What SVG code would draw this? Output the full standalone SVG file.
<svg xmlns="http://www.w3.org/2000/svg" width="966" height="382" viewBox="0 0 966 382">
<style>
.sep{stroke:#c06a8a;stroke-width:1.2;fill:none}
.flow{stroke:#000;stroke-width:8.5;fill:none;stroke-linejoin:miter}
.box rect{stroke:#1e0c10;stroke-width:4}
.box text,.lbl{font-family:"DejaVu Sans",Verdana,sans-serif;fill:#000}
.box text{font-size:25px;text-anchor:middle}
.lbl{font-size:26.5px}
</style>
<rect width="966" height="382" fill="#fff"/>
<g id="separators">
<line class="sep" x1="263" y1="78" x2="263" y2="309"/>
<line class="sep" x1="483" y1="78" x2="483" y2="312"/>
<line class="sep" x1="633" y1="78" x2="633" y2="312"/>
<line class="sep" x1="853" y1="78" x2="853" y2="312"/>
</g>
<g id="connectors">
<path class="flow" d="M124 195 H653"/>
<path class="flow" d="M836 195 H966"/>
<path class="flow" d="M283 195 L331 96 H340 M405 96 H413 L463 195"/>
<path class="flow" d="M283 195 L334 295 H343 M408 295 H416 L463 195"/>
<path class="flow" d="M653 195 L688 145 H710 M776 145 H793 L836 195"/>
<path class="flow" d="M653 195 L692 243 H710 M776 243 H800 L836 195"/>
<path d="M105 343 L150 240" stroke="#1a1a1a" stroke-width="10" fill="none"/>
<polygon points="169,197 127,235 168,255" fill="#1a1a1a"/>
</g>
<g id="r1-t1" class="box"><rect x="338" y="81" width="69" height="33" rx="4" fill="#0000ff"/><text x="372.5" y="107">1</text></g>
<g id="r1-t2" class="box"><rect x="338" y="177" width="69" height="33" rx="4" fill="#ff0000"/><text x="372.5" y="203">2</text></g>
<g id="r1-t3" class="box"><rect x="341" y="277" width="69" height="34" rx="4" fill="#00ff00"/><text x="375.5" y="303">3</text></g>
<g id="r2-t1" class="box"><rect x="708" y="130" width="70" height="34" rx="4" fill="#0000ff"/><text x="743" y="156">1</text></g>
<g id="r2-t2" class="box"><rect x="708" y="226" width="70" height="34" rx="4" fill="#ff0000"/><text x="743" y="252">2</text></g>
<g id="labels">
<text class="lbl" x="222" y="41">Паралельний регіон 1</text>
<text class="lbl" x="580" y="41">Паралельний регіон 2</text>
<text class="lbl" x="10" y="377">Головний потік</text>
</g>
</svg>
▬▬▬▬▬▬
EXERCISE
Recopy all the lines exactly as they appear.

WRITTEN REPLY
What SVG code would draw this? Output the full standalone SVG file.
<svg xmlns="http://www.w3.org/2000/svg" width="966" height="382" viewBox="0 0 966 382">
<style>
.sep{stroke:#c06a8a;stroke-width:1.2;fill:none}
.flow{stroke:#000;stroke-width:8.5;fill:none;stroke-linejoin:miter}
.box rect{stroke:#1e0c10;stroke-width:4}
.box text,.lbl{font-family:"DejaVu Sans",Verdana,sans-serif;fill:#000}
.box text{font-size:25px;text-anchor:middle}
.lbl{font-size:26.5px}
</style>
<rect width="966" height="382" fill="#fff"/>
<g id="separators">
<line class="sep" x1="263" y1="78" x2="263" y2="309"/>
<line class="sep" x1="483" y1="78" x2="483" y2="312"/>
<line class="sep" x1="633" y1="78" x2="633" y2="312"/>
<line class="sep" x1="853" y1="78" x2="853" y2="312"/>
</g>
<g id="connectors">
<path class="flow" d="M124 195 H653"/>
<path class="flow" d="M836 195 H966"/>
<path class="flow" d="M283 195 L331 96 H340 M405 96 H413 L463 195"/>
<path class="flow" d="M283 195 L334 295 H343 M408 295 H416 L463 195"/>
<path class="flow" d="M653 195 L688 145 H710 M776 145 H793 L836 195"/>
<path class="flow" d="M653 195 L692 243 H710 M776 243 H800 L836 195"/>
<path d="M105 343 L150 240" stroke="#1a1a1a" stroke-width="10" fill="none"/>
<polygon points="169,197 127,235 168,255" fill="#1a1a1a"/>
</g>
<g id="r1-t1" class="box"><rect x="338" y="81" width="69" height="33" rx="4" fill="#0000ff"/><text x="372.5" y="107">1</text></g>
<g id="r1-t2" class="box"><rect x="338" y="177" width="69" height="33" rx="4" fill="#ff0000"/><text x="372.5" y="203">2</text></g>
<g id="r1-t3" class="box"><rect x="341" y="277" width="69" height="34" rx="4" fill="#00ff00"/><text x="375.5" y="303">3</text></g>
<g id="r2-t1" class="box"><rect x="708" y="130" width="70" height="34" rx="4" fill="#0000ff"/><text x="743" y="156">1</text></g>
<g id="r2-t2" class="box"><rect x="708" y="226" width="70" height="34" rx="4" fill="#ff0000"/><text x="743" y="252">2</text></g>
<g id="labels">
<text class="lbl" x="222" y="41">Паралельний регіон 1</text>
<text class="lbl" x="580" y="41">Паралельний регіон 2</text>
<text class="lbl" x="10" y="377">Головний потік</text>
</g>
</svg>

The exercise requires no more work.